Grilled Chicken Salad



So the last two days I was down at my sister's house.  She has this beautiful backyard garden and for dinner last night she told me we were having grilled chicken salad.  "Oh!" I said, "That sounds like something for my blog!"  She replied that it's more than perfect, since the lettuce came from her garden, so it's free, even!

First, we marinated some chicken she bought on sale.  She belongs to the store's shopper's club so she only paid $10.72 for this bag.  She started talking about how many pounds were in the bag and how many pounds she thought we were using and I responded with something like, "whoah, the bag comes with three split breasts and we're cooking one, so it's 1/3 of the bag, also known as a little more than $3 worth."  (Now that I'm home, I did the math - it was $3.57, assuming all 3 breasts were of equal size.  To be on the "safe" side - we can call it $3.75 worth of chicken)


She diced the chicken, then shook on garlic powder, salt, and pepper, and left it in the fridge for a few hours while we took the kids out.  When we were ready to eat, we pan-fried it and went outside to pick the lettuce. 

She and her husband had planted gardens in the "raised beds" shown here, including radishes, tomatoes, lettuce, and spinach.  I'm sure they've got other plants I haven't identified.  I am not nearly such an accomplished gardener.  My crops tend to be the kind you can plant and forget about completely until you need to harvest them.  Like rhubarb and raspberries. 

Our salad contained lettuce and spinach leaves.

The "other" salad toppings were all things she had in her fridge and cupboards, including: apples, sunflower seeds, cheese, carrots, green olives, croutons, and craisins. 
Ironically, it was the most traditional of these toppings, the carrots, that were largely ignored by the 8 of us.  We also thought the turntable, known as a "lazy susan", which belonged to our mother, would be really cute and handy, but in reality the 3 people farthest from it still ended up stretching and passing our plates down, because once all the toppings were piled on we did not want to risk moving the whole lazy susan up the table.  Perhaps we should have started with it in the middle.  But we didn't.
The chicken is on the bottom, in case you were wondering




In addition to chicken salad, which was fantastic, she served fresh, locally grown corn on the cob.  My sister lives in Amish Pennsylvania, "Dutch Country", and there are many local farmers with corn for sale.  She bought 18 ears for $6.  We ate almost all of it.

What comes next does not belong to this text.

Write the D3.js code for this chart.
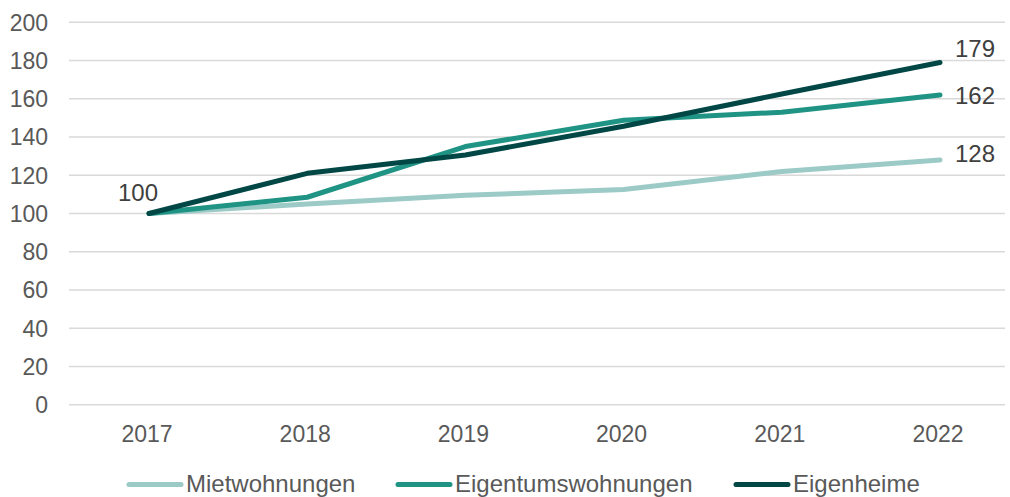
<!DOCTYPE html>
<html><head><meta charset="utf-8">
<script src="https://cdn.jsdelivr.net/npm/d3@7"></script>
<style>body{margin:0;background:#fff}svg{display:block}text{font-family:"Liberation Sans",Arial,sans-serif}</style>
</head><body><svg id="c" width="1010" height="497"></svg>
<script>
const years = ["2017","2018","2019","2020","2021","2022"];
const mietwohnungen = [100, 105, 109.5, 112.5, 122, 128];
const eigentumswohnungen = [100, 108.5, 135, 148.8, 153, 162];
const eigenheime = [100, 121, 130.6, 145.6, 162.5, 179];
const yTicks = [0,20,40,60,80,100,120,140,160,180,200];
const seriesNames = ["Mietwohnungen","Eigentumswohnungen","Eigenheime"];
const colors = ["#9bcac7","#1f9384","#004745"];

const svg = d3.select("#c");
const x = d3.scalePoint().domain(years).range([149, 940]);
const y = d3.scaleLinear().domain([0,200]).range([404.7, 22.3]);
const FS = 23;

// grid
svg.append("g").selectAll("line").data(yTicks).join("line")
  .attr("x1",69).attr("x2",1005).attr("y1",d=>y(d)).attr("y2",d=>y(d))
  .attr("stroke","#d9d9d9").attr("stroke-width",1.5);

// y labels
svg.append("g").selectAll("text").data(yTicks).join("text")
  .attr("x",48).attr("y",d=>y(d)+8.3).attr("text-anchor","end")
  .attr("font-size",FS).attr("fill","#595959").text(d=>d);

// x labels
svg.append("g").selectAll("text").data(years).join("text")
  .attr("x",d=>x(d)-2).attr("y",442.3).attr("text-anchor","middle")
  .attr("font-size",FS).attr("fill","#595959").text(d=>d);

const all = [mietwohnungen, eigentumswohnungen, eigenheime];
const line = d3.line().x((d,i)=>x(years[i])).y(d=>y(d));
all.forEach((s,k)=>{
  svg.append("path").attr("d",line(s)).attr("fill","none")
    .attr("stroke",colors[k]).attr("stroke-width",5)
    .attr("stroke-linecap","round").attr("stroke-linejoin","round");
});

// end labels
const labelDy = [1.7, 9, -5];
all.forEach((s,k)=>{
  const v = s[s.length-1];
  svg.append("text").attr("x",955).attr("y",y(v)+labelDy[k])
    .attr("font-size",24).attr("fill","#404040").text(v);
});
svg.append("text").attr("x",138).attr("y",y(all[2][0])-12.8).attr("text-anchor","middle")
  .attr("font-size",24).attr("fill","#404040").text(all[2][0]);

// legend
const legX = [127, 396, 734];
seriesNames.forEach((n,k)=>{
  svg.append("line").attr("x1",legX[k]+2).attr("x2",legX[k]+54).attr("y1",484.5).attr("y2",484.5)
    .attr("stroke",colors[k]).attr("stroke-width",5).attr("stroke-linecap","round");
  svg.append("text").attr("x",legX[k]+59).attr("y",491.7)
    .attr("font-size",24).attr("fill","#595959").text(n);
});
</script></body></html>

The green things in the ends of the corn are a fast-cooling plastic that screws into the cobs, making them less likely to fall out, and the corn much easier to serve.  I've never seen them before but apparently they are sold somewhere.

Dessert was ice cream cones using up the last of some ice cream my sister had frozen a while ago, and some brand-new Keebler waffle cones.  She told me she had no idea how much they cost but I googled them and you can buy 12 cones here for $4.65.  We had 8 cones, for $3.10, assuming similar prices.  Since I buy ice cream for $2.50 to $3.00 a carton, and we used probably one whole container (among the several mostly empty containers which we cleaned out - really, I was doing her a favor, eating up leftovers like that)

And so, our total for 8 people was: $3.75 chicken, free lettuce, $6 corn, $3.10 cones + $3 ice cream, + toppings for salad.  My total allowance for 4 people is $10; we fed 8 people so I'd give a $20 allowance.  That means we could have spent $4.15 on salad toppings and been ok. 

I, personally, think we probably cut it close but this was delicious.